The Clothesline Project is a national addressing the issue of violence against women. The victims express their emotions by decorating a T-shirt.
Several of those shirts were created by University of Utah students and on display at Salt Lake City Hall in light of Sexual Assault Awareness Month.
Victims at the U, both men and women, seek help from Violence Against Women Coordinator Angie Makomenaw.
“Our first instinct is to say, ‘What did I do wrong?’ when you did nothing wrong and it’s the perpetrator that should be responsible,” Makomenaw said.
After a decade of trying to pass a dating violence protection bill, it finally passed in the 2013 Utah Legislature.
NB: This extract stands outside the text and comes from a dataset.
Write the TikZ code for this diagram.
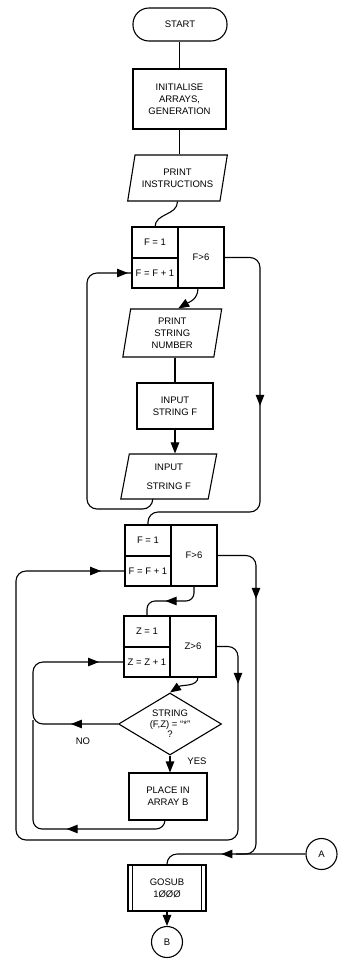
\documentclass[tikz,border=0pt]{standalone}
\usepackage{fontspec}
\setmainfont{Liberation Sans}
\usetikzlibrary{shapes.geometric, arrows.meta, positioning, calc, decorations.markings}

\begin{document}
\begin{tikzpicture}[x=1pt, y=-1pt, line width=1.1pt,
    every node/.style={align=center, font=\fontsize{9.5}{12}\selectfont},
    term/.style={draw, rounded corners=16pt, minimum width=94pt, minimum height=33pt},
    proc/.style={draw, rectangle, inner sep=2pt},
    cell/.style={draw, rectangle, minimum width=46pt, inner sep=1pt, outer sep=0pt},
    io/.style={draw, trapezium, trapezium stretches=true, inner sep=2pt},
    dec/.style={draw, diamond, aspect=1.66, inner sep=0pt, minimum width=103pt, minimum height=62pt,
        font=\fontsize{9.5}{10.5}\selectfont},
    conn/.style={draw, circle, minimum size=31pt, inner sep=0pt},
    arr/.style={-{Triangle[length=11pt,width=8.5pt]}},
    tipat/.style={postaction={decorate, decoration={markings,
        mark=at position #1 with {\arrow{Triangle[length=11pt,width=8.5pt]}}}}}]
    \useasboundingbox (0,0) rectangle (342,967);

    % Top of chart
    \node[term] (start) at (180,24.5) {START};
    \node[proc, minimum width=93pt, minimum height=60pt] (init) at (179.5,99) {INITIALISE\\ARRAYS,\\GENERATION};
    \node[io, minimum width=100pt, minimum height=46pt, trapezium left angle=74, trapezium right angle=106]
        (instr) at (177.5,178) {PRINT\\INSTRUCTIONS};

    % Loop boxes
    \foreach \n/\x/\y/\lv in {1/132/227/F, 2/125/525/F, 3/124/616/Z} {
        \node[cell, minimum height=31pt, anchor=north west] (loop\n-init) at (\x,\y) {\lv{} = 1};
        \node[cell, minimum height=30pt, below=0pt of loop\n-init] (loop\n-inc) {\lv{} = \lv{} + 1};
        \node[cell, minimum height=61pt, anchor=north west] (loop\n-test) at (loop\n-init.north east) {\lv{}>6};
    }

    % First loop body
    \node[io, minimum width=99pt, minimum height=48pt, trapezium left angle=83, trapezium right angle=97]
        (pstr) at (172.25,333) {PRINT\\STRING\\NUMBER};
    \node[proc, minimum width=76pt, minimum height=46pt] (inp) at (175,406) {INPUT\\STRING F};
    \node[io, minimum width=96pt, minimum height=45pt, trapezium left angle=80, trapezium right angle=100]
        (inpio) at (168.75,476.5) {INPUT\\[7pt]STRING F};

    % Inner loop body
    \node[dec] (test) at (170,724) {STRING\\(F,Z) = “*”\\?};
    \node[proc, minimum width=78pt, minimum height=47pt] (place) at (168,796.5) {PLACE IN\\ARRAY B};
    \node (no) at (83,741) {NO};
    \node (yes) at (197,761) {YES};

    % Bottom
    \node[proc, minimum width=78pt, minimum height=46pt] (gosub) at (167,888) {GOSUB\\1ØØØ};
    \draw ([xshift=5pt]gosub.north west) -- ([xshift=5pt]gosub.south west);
    \draw ([xshift=-5pt]gosub.north east) -- ([xshift=-5pt]gosub.south east);
    \node[conn] (conA) at (321.5,854) {A};
    \node[conn] (conB) at (167,942) {B};

    % Connectors
    \draw (init.north |- start.south) -- (init.north);
    \draw (init.south) -- (init.south |- instr.north);
    \draw (instr.south) .. controls +(0,14) and +(0,-14) .. (loop1-init.north);
    \draw[arr] ([xshift=-3pt]loop1-test.south) .. controls +(0,12) and +(10,-6) .. ([xshift=6pt]pstr.north);
    \draw (pstr.south -| inp.north) -- (inp.north);
    \draw[arr] (inp.south) -- (inp.south |- inpio.north);
    \draw[rounded corners=10pt, tipat=-4pt] ([xshift=-16pt]inpio.south) |- (87,509) |- (loop1-inc.west);
    \draw[rounded corners=10pt, tipat=180pt] (loop1-test.east) -| (260,512) -| (loop2-init.north);

    \draw[rounded corners=8pt, tipat=40pt] (loop2-test.south) |- ($(loop3-init.north)+(0,-15)$) -- (loop3-init.north);
    \coordinate (join) at (236,854);
    \draw[rounded corners=10pt, tipat=78pt] (loop2-test.east) -| (256,854) -- (join);
    \draw[rounded corners=10pt, tipat=55pt, tipat=-24pt] (loop3-test.east) -| (238,840) -| (16,600) |- (loop2-inc.west);

    \draw[arr] ([xshift=5pt]loop3-test.south) .. controls +(0,10) and +(12,-8) .. (test.north);
    \draw[rounded corners=10pt, tipat=47pt, tipat=-25pt] (test.west) -| (33,700) |- (loop3-inc.west);
    \coordinate (nojoin) at (33,720);
    \draw[rounded corners=9pt, tipat=104pt] ([xshift=-3pt]place.south) |- (33,829) -- (nojoin);
    \draw[arr] (test.south) -- (test.south |- place.north);

    \draw[rounded corners=10pt, tipat=84pt] (conA.west) -| (gosub.north);
    \draw[arr] (gosub.south) -- (conB.north);
\end{tikzpicture}
\end{document}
It allows victims of domestic violence to file a protective order even if they’re not married or don’t live with the abuser.
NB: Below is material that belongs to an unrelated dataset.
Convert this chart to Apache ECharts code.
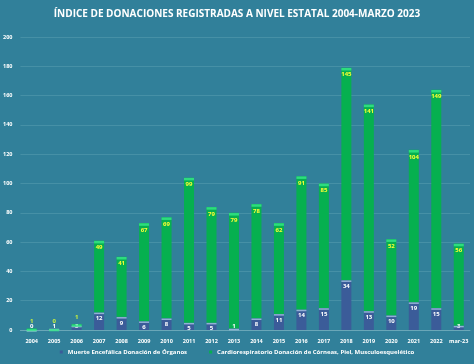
<!DOCTYPE html>
<html><head><meta charset="utf-8">
<script src="https://cdn.jsdelivr.net/npm/echarts@6/dist/echarts.min.js"></script>
<style>html,body{margin:0;padding:0;background:#31809a;}#c{width:474px;height:364px;}</style>
</head><body><div id="c"></div>
<script>
const categories = ['2004','2005','2006','2007','2008','2009','2010','2011','2012','2013','2014','2015','2016','2017','2018','2019','2020','2021','2022','mar-23'];
const muerteEncefalica = [0,1,3,12,9,6,8,5,5,1,8,11,14,15,34,13,10,19,15,3];
const cardiorespiratorio = [1,0,1,49,41,67,69,99,79,79,78,62,91,85,145,141,52,104,149,56];
const yTicks = [0,20,40,60,80,100,120,140,160,180,200];
const seriesNames = ['Muerte Encefálica Donación de Órganos','Cardiorespiratorio Donación de Córneas, Piel, Musculoesquelético'];
const titleText = 'ÍNDICE DE DONACIONES REGISTRADAS A NIVEL ESTATAL 2004-MARZO 2023';

const totals = muerteEncefalica.map((v,i)=>v+cardiorespiratorio[i]);
const font = 'Open Sans';
const greenData = cardiorespiratorio.map(v => v < 5
  ? {value:v,label:{position:'top',distance:4,color:'#c8f03c'}}
  : v);
const blueData = muerteEncefalica.map(v => v < 5
  ? {value:v,label:{position:'insideBottom',distance:1}}
  : v);
const chart = echarts.init(document.getElementById('c'));
chart.setOption({
  backgroundColor:'#31809a',
  animation:false,
  title:{text:titleText,left:'center',top:4,textStyle:{color:'#ffffff',fontSize:10,fontWeight:'bold',fontFamily:font}},
  legend:{bottom:4,left:'center',itemWidth:3,itemHeight:3,itemGap:22,icon:'rect',
    data:seriesNames,
    textStyle:{color:'#ffffff',fontSize:6,fontWeight:'bold',fontFamily:font}},
  grid:{left:18,right:4,top:37,bottom:34,containLabel:false},
  xAxis:{type:'category',data:categories,
    axisLine:{lineStyle:{color:'#6aa7b8',width:1}},axisTick:{show:false},
    axisLabel:{color:'#ffffff',fontSize:5.5,fontWeight:'bold',fontFamily:font,margin:8,interval:0}},
  yAxis:{type:'value',min:0,max:200,interval:20,
    axisLine:{show:false},axisTick:{show:false},
    axisLabel:{color:'#ffffff',fontSize:5.5,fontWeight:'bold',fontFamily:font,margin:8,
      formatter:v=>yTicks.includes(v)?String(v):''},
    splitLine:{lineStyle:{color:'#4690a6',width:1}}},
  series:[
    {name:seriesNames[0],type:'bar',stack:'a',barWidth:10,data:blueData,
      itemStyle:{color:'#3b5c99'},
      label:{show:true,position:'insideTop',distance:3,color:'#ffffff',fontSize:6,fontWeight:'bold',fontFamily:font}},
    {name:seriesNames[1],type:'bar',stack:'a',barWidth:10,data:greenData,
      itemStyle:{color:'#06b04f'},
      label:{show:true,position:'insideTop',distance:4,color:'#ffff33',fontSize:6,fontWeight:'bold',fontFamily:font}},
    {type:'scatter',data:muerteEncefalica,symbol:'rect',symbolSize:[10,1.5],symbolOffset:[0,1],
      itemStyle:{color:'#a9c4e6'},silent:true,z:5},
    {type:'scatter',data:totals,symbol:'rect',symbolSize:[10,2.5],symbolOffset:[0,1.5],
      itemStyle:{color:'#37e88a'},silent:true,z:5}
  ]
});
</script></body></html>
Makomenaw said she knew of a handful of students who would have benefited from the law if it has been made available to them sooner.
But the victims are not just students or women. Utah veterans are fighting a different war at home.
Breeze Hannaford is the Military Sexual Trauma Program Coordinator for the U.S. Department of Veterans Affairs in Salt Lake City.
She said one in 100 men and one in four women report military sexual trauma, but the number is about equal because there are more men in the military.
“As hard as it is for women I think it's even harder for men to come forward and share that this has happened to them,” Hannaford said.
Hannaford, a licensed clinical social worker, said there is currently about 1,000 Utah veterans seeking care for sexual abuse. Many times the abuse happened about 15 to 30 years prior, but veterans chose not to speak up for decades.
Law enforcement agencies, victim’s advocates and therapists and making progress are working together to make progress in the way they respond to sexual assault crimes.
According to a worker at Utah’s state crime lab, the agency is working to streamline the processing of DNA samples to get results faster and help victims.
Makomenaw said great strides are being made, but it is still an uphill battle.
“We live in a rape culture,” she said. “We live in a culture that doesn't talk about sex. We’re not allowed to talk about it in schools. I work with university students and they even don’t understand what the concept is of what is consent.”